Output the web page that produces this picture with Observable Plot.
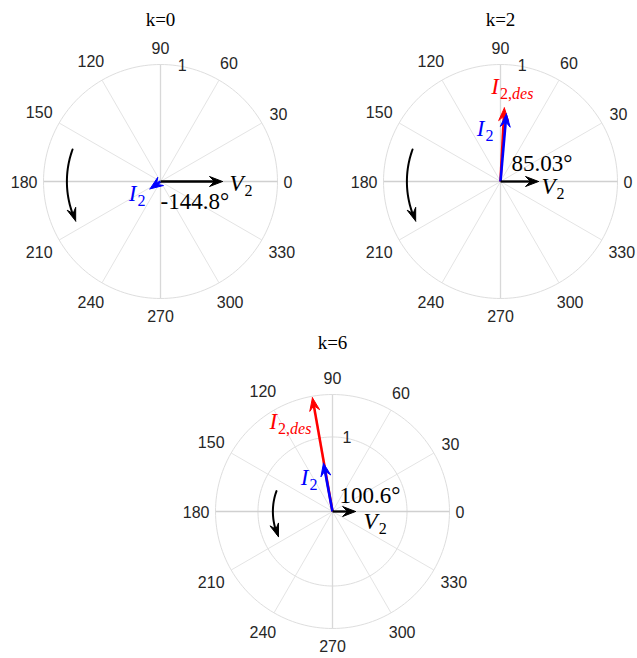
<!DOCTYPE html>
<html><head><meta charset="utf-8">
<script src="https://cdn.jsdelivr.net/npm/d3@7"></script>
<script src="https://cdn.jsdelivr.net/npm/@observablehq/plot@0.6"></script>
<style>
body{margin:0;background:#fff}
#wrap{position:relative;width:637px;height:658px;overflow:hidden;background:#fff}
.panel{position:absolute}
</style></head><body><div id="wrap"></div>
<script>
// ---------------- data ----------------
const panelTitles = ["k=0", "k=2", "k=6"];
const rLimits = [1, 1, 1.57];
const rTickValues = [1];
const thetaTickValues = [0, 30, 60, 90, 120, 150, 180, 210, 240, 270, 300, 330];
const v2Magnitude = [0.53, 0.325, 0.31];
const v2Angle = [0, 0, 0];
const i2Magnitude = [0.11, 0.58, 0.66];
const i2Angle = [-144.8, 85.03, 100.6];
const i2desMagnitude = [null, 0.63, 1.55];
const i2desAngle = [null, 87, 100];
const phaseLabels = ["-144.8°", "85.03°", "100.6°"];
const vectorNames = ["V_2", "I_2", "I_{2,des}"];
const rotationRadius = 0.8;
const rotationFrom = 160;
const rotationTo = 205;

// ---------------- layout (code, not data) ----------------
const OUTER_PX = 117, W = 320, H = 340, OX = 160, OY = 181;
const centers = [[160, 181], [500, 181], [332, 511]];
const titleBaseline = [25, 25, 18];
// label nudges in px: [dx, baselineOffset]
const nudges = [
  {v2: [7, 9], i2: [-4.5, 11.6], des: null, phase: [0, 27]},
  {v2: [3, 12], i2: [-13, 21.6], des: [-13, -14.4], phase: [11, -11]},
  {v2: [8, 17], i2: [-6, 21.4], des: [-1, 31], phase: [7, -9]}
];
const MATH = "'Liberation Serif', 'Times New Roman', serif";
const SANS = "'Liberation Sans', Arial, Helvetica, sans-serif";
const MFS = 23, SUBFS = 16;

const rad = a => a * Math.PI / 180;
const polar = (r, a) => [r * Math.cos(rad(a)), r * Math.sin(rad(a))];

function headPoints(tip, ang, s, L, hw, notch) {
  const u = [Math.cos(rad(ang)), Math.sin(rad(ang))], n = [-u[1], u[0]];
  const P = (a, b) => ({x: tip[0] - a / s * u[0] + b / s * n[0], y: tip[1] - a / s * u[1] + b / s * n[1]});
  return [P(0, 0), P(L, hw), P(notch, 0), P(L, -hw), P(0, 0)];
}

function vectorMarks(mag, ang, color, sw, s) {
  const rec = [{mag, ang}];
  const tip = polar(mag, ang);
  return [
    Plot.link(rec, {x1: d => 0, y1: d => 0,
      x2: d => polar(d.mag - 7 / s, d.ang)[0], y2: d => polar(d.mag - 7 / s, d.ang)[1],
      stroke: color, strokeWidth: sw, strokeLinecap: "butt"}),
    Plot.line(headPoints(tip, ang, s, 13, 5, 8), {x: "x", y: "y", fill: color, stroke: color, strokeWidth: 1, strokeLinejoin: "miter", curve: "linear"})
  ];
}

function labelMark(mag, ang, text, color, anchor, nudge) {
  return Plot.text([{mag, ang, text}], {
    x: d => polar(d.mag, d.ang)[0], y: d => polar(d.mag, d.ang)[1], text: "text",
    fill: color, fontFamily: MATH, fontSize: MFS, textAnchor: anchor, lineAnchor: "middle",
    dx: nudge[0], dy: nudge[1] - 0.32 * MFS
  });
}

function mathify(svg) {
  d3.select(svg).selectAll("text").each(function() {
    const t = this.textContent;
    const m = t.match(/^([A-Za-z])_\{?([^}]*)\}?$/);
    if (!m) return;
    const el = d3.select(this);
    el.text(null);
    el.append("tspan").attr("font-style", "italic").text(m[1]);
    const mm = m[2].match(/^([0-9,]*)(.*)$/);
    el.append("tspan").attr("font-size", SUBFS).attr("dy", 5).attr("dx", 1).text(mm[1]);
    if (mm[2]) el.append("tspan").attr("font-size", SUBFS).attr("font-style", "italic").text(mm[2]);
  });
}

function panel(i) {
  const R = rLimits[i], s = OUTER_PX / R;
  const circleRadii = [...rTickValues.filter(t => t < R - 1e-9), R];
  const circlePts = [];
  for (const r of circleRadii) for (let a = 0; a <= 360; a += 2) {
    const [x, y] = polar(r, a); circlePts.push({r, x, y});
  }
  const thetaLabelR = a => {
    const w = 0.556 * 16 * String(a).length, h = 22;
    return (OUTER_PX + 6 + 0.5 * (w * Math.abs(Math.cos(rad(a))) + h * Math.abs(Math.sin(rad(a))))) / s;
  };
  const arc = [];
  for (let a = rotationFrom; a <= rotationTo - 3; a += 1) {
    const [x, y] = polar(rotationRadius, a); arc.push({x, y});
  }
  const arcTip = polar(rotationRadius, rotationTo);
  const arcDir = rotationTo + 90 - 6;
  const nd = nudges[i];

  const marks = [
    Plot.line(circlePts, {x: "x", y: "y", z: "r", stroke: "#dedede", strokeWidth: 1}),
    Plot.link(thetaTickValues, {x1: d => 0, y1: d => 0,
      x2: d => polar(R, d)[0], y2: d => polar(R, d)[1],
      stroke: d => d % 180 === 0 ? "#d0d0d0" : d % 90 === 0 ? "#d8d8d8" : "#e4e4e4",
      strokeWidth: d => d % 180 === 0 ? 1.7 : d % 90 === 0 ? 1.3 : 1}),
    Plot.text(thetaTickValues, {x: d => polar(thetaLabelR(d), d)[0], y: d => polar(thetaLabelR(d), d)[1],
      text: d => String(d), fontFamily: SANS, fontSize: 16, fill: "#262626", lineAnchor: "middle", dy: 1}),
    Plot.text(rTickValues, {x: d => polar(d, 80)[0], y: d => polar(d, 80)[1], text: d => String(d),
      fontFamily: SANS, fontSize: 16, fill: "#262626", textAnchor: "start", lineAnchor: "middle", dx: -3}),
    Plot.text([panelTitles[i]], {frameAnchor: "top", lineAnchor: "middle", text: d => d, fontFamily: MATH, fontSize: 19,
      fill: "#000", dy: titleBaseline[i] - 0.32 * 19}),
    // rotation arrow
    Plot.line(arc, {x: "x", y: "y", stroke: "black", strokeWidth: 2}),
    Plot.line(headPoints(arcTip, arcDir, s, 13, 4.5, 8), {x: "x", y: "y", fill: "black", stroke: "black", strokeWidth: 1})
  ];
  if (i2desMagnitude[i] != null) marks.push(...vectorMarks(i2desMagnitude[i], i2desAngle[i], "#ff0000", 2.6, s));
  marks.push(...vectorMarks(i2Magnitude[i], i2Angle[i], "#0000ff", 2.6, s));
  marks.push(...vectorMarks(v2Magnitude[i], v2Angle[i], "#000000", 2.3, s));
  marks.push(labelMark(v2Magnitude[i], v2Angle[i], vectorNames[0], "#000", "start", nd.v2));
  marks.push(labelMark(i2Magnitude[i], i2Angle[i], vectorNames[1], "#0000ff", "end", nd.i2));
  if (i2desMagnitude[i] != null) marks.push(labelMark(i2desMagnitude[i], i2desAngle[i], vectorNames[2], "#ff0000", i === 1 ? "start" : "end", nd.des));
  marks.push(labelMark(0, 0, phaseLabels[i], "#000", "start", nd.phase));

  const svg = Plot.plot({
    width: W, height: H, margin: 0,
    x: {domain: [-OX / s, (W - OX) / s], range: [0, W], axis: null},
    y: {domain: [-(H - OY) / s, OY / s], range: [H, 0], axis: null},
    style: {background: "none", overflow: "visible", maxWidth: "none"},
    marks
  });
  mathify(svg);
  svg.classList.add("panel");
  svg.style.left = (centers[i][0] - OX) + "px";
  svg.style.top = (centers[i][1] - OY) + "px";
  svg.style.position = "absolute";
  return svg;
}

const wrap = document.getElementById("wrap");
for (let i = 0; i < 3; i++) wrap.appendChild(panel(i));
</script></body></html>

* THE REQUEST
Some lines of the data may hold the word "this". Say how many do, with nothing else.

* REPLY
3